AdaSR splits reasoning into streaming and deliberation phases for real-time LLMs
New adaptive streaming reasoning framework from EIT-NLP lets models reason while reading continuous input streams, optimizing computation allocation across streaming and deliberation phases.

AdaSR is an adaptive streaming reasoning framework that enables large language models to reason while reading continuous input streams — audio, video, or any sequential data — rather than waiting for complete input before thinking. Researchers from EIT-NLP introduce Hierarchical Relative Policy Optimization (HRPO), a training method that splits policy optimization into streaming reasoning and deep reasoning phases, assigning fine-grained advantages to each stage instead of distributing a single sequence-level reward uniformly across all tokens. HRPO combines format enforcement, accuracy preservation, and adaptive thinking rewards to maintain valid reasoning protocols, preserve task performance, and encourage latency-aware computation allocation. The approach moves beyond supervised imitation of pre-constructed trajectories, which previous streaming reasoning methods relied on, giving models flexibility to decide when to think and how much computation to allocate at different stages.

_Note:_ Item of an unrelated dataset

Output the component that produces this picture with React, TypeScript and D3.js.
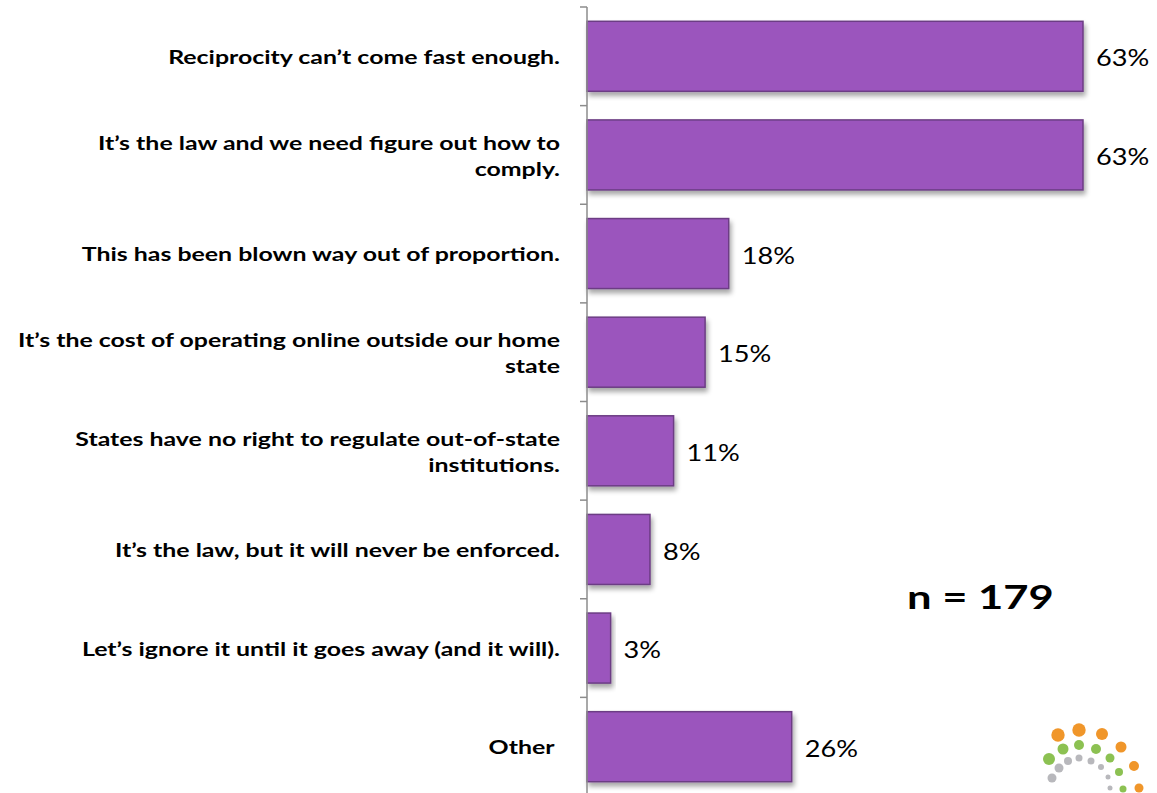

Experiments show AdaSR achieves a better balance among reasoning accuracy, computational efficiency, and streaming latency compared to supervised fine-tuning baselines. The hierarchical advantage assignment in HRPO outperforms uniform reward distribution across reasoning tokens, particularly in dynamic scenarios where information arrives continuously and models must reason under partial observations. Code is available at https://github.com/EIT-NLP/StreamingLLM/tree/main/AdaSR.